(SUPPLIED INFORMATION):
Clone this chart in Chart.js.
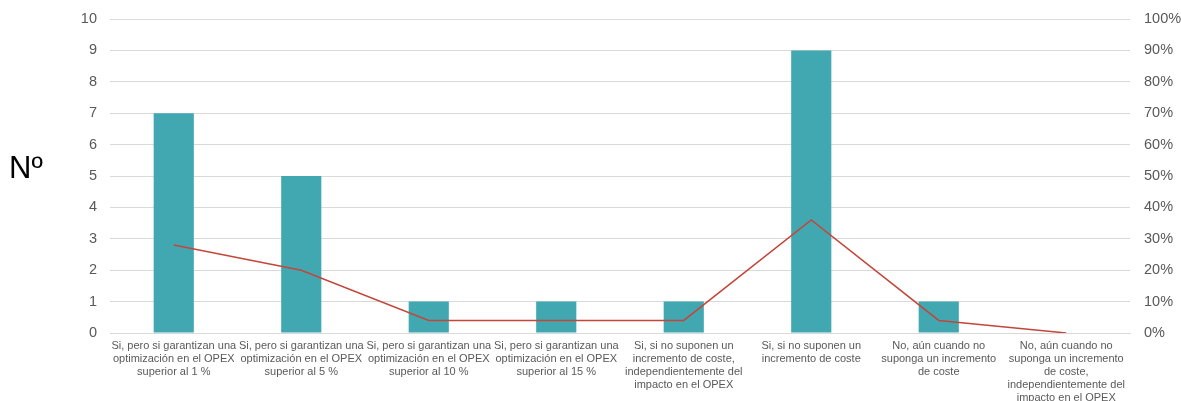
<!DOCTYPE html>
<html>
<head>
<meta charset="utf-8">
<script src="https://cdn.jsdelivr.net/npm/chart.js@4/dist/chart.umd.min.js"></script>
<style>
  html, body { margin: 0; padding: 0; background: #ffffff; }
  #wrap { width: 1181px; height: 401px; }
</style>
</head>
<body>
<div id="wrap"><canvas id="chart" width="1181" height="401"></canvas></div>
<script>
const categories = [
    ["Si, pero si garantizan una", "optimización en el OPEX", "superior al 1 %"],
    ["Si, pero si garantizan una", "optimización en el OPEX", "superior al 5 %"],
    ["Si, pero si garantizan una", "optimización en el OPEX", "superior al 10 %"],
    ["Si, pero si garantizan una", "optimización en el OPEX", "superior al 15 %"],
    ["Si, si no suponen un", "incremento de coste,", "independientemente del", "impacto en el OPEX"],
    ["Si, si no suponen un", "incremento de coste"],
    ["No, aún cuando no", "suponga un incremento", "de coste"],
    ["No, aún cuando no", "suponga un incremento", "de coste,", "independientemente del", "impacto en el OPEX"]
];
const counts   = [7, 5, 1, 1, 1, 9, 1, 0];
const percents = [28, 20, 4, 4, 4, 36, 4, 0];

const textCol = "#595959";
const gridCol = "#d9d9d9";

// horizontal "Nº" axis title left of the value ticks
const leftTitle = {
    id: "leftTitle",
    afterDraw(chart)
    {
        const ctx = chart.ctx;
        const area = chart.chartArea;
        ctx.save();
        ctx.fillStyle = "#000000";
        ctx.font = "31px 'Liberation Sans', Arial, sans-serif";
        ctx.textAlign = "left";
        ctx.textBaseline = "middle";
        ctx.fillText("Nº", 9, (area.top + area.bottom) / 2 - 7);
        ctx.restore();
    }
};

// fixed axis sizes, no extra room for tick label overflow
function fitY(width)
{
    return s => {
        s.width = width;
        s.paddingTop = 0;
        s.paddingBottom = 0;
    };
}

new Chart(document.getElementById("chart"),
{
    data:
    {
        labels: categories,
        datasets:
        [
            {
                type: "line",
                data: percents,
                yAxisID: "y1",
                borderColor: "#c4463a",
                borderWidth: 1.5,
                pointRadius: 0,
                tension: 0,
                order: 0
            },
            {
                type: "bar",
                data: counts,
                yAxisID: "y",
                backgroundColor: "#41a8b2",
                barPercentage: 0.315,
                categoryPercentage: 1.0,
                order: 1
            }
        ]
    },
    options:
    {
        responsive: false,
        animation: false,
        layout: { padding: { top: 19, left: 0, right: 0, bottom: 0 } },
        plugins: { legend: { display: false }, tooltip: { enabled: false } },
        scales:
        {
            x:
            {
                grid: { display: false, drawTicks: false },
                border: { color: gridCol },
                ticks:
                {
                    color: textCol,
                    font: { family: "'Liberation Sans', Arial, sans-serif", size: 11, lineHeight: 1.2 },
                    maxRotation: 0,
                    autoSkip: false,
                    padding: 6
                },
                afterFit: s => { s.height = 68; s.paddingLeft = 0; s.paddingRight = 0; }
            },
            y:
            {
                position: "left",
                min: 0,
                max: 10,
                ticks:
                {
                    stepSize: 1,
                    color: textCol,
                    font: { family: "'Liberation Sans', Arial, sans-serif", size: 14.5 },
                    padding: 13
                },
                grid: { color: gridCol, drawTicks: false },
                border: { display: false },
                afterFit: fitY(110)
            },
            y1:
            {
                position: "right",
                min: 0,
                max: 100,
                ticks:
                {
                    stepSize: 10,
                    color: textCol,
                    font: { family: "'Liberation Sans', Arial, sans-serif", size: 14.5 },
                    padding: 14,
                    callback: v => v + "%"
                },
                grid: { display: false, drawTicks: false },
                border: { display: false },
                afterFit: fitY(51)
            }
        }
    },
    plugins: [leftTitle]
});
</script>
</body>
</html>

(WHAT YOU HAVE TO DO): Return every line above in which the string "chart" occurs.

(SOLVED PROBLEM):
Clone this chart in Chart.js.
<script src="https://cdn.jsdelivr.net/npm/chart.js@4/dist/chart.umd.min.js"></script>
<div id="wrap"><canvas id="chart" width="1181" height="401"></canvas></div>
    afterDraw(chart)
        const ctx = chart.ctx;
        const area = chart.chartArea;
new Chart(document.getElementById("chart"),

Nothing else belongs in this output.